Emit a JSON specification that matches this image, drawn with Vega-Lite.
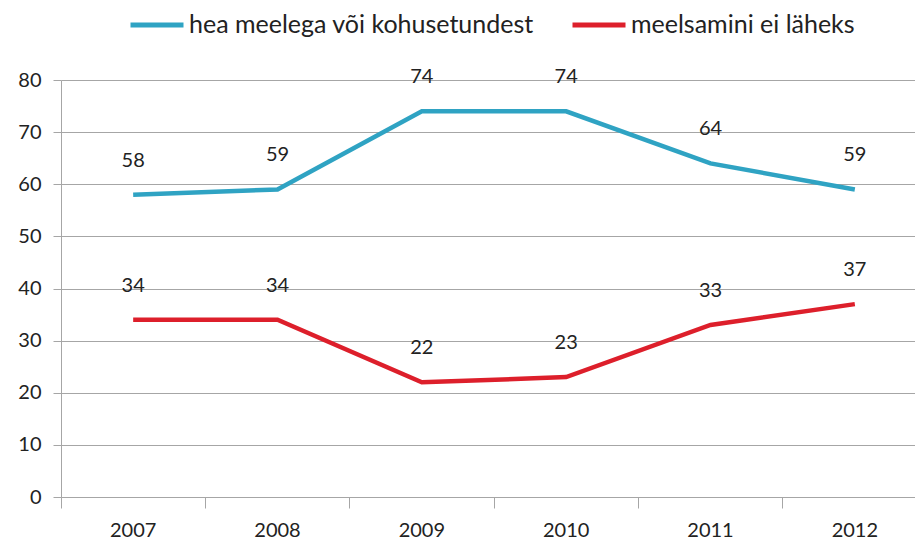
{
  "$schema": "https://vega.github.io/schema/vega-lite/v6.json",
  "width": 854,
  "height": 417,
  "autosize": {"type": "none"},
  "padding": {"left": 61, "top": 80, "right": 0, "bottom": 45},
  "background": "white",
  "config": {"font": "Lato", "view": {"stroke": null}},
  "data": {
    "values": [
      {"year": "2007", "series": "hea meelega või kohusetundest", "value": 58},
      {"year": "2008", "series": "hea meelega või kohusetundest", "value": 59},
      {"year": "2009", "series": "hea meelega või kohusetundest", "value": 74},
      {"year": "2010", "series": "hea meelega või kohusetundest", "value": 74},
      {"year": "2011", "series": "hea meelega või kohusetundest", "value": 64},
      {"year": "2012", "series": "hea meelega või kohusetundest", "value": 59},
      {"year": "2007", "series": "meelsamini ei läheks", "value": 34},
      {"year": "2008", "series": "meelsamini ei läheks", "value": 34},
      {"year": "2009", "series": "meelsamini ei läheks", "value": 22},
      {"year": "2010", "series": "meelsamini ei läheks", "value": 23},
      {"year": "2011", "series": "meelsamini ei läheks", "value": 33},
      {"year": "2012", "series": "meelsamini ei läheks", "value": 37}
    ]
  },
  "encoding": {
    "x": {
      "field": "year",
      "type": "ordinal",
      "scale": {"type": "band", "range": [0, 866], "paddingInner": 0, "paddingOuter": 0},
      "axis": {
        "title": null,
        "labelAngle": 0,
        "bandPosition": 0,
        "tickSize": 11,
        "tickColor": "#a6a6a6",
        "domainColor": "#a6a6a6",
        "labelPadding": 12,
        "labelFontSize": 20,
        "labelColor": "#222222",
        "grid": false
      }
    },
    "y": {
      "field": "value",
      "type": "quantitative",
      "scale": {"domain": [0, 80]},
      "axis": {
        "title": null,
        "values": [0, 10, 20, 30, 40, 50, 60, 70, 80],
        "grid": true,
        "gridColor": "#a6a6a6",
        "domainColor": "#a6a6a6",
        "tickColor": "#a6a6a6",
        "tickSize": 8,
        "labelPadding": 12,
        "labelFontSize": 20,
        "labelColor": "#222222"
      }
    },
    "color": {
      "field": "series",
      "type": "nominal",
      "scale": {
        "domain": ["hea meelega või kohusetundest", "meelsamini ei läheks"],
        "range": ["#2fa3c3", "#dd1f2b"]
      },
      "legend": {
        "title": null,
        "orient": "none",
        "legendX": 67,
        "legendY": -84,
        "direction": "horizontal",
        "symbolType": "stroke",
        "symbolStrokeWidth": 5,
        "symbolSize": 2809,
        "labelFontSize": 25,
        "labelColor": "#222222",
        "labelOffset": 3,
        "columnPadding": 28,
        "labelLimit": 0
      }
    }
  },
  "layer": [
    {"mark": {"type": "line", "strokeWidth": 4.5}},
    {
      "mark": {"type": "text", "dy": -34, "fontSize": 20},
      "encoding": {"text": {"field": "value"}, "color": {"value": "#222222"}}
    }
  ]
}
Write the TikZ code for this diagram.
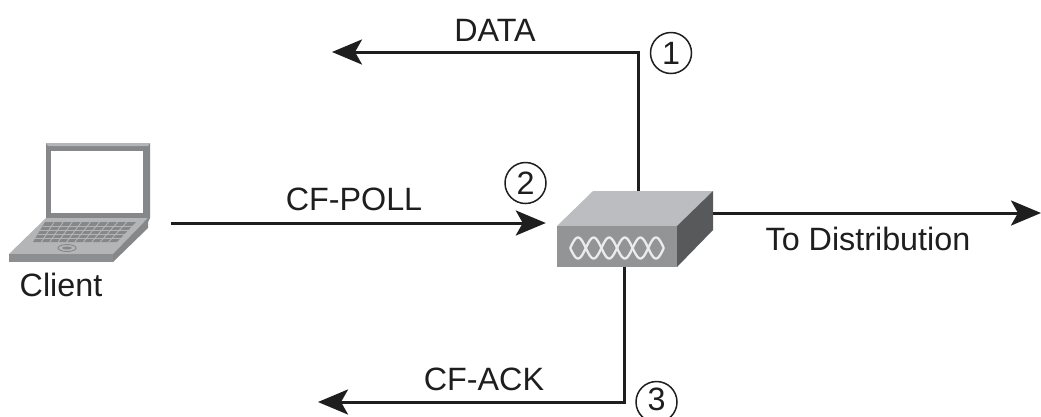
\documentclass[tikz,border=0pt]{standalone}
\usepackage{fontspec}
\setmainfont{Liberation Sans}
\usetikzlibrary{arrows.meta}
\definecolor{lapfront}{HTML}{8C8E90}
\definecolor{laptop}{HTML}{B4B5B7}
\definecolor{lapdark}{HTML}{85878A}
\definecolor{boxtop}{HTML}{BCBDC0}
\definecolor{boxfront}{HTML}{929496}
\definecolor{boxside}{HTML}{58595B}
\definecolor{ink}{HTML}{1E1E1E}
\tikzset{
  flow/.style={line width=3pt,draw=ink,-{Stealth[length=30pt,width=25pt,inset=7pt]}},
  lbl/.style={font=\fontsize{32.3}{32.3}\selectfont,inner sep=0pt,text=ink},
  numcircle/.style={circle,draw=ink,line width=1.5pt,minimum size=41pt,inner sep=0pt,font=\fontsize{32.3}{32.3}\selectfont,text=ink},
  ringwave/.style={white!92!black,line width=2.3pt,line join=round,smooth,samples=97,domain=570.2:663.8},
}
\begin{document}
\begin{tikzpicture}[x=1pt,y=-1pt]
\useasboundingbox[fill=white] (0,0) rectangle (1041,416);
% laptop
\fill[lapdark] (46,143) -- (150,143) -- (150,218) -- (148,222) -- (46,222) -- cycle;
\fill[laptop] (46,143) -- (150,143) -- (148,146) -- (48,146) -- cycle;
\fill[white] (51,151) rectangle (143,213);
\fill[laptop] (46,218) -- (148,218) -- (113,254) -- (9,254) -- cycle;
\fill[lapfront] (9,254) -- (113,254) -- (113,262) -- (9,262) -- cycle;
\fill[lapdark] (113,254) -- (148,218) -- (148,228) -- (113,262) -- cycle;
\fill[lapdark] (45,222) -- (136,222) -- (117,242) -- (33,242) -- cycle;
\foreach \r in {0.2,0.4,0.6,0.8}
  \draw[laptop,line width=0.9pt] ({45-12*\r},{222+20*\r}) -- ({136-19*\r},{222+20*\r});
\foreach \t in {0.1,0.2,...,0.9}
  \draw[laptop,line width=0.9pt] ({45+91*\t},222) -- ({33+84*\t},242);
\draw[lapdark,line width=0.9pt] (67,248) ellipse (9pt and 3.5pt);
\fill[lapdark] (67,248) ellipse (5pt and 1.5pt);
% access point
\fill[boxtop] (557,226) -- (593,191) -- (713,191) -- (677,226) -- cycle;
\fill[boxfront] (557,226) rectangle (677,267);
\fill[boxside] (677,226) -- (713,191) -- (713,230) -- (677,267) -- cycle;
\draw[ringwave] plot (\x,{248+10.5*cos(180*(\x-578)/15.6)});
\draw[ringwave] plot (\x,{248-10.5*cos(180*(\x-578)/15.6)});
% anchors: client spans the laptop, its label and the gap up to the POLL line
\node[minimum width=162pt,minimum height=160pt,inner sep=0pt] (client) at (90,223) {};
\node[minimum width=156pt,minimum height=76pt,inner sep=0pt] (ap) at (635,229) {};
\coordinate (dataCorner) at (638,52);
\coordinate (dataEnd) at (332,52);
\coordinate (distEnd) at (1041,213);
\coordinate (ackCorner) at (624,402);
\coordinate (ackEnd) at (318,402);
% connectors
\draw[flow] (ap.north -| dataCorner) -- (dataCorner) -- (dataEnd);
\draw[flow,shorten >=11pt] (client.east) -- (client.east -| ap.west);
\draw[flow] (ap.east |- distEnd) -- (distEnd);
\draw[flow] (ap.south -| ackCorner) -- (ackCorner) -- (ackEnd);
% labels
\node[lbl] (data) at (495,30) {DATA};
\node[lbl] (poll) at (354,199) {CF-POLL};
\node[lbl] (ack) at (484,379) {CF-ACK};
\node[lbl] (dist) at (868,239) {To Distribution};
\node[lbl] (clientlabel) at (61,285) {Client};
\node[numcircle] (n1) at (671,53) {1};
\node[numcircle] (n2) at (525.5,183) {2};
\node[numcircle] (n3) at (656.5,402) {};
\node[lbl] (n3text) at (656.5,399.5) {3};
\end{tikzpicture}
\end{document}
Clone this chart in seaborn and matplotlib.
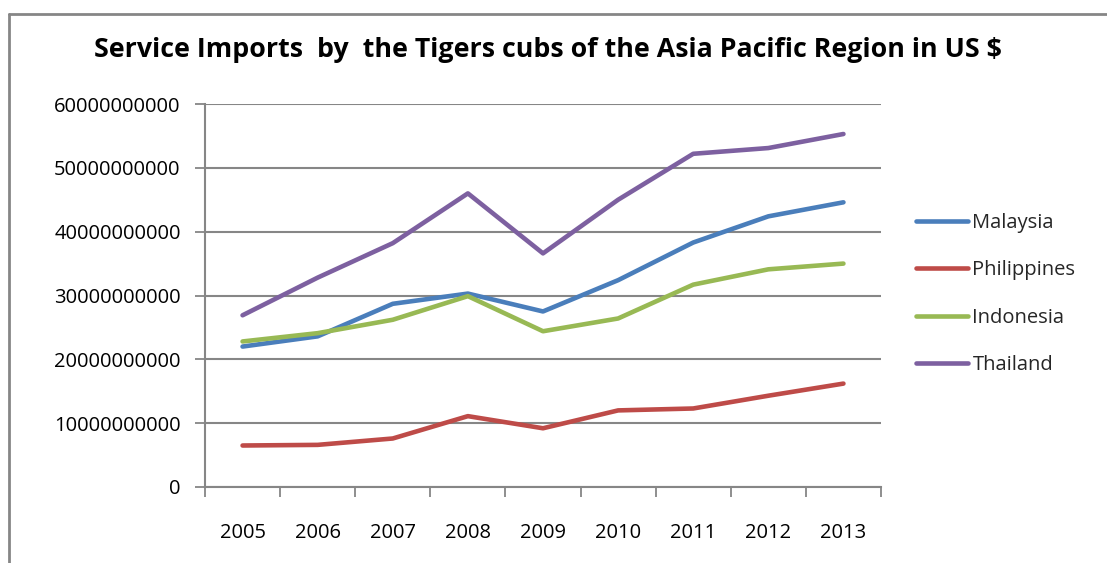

· · · ·

* Goal of the exercise
Find the lines with the string "this" and reproduce them.

* Solved exercise
Emit a JSON specification that matches this image, drawn with Vega-Lite.
Write the TikZ code for this diagram.
Clone this chart in seaborn and matplotlib.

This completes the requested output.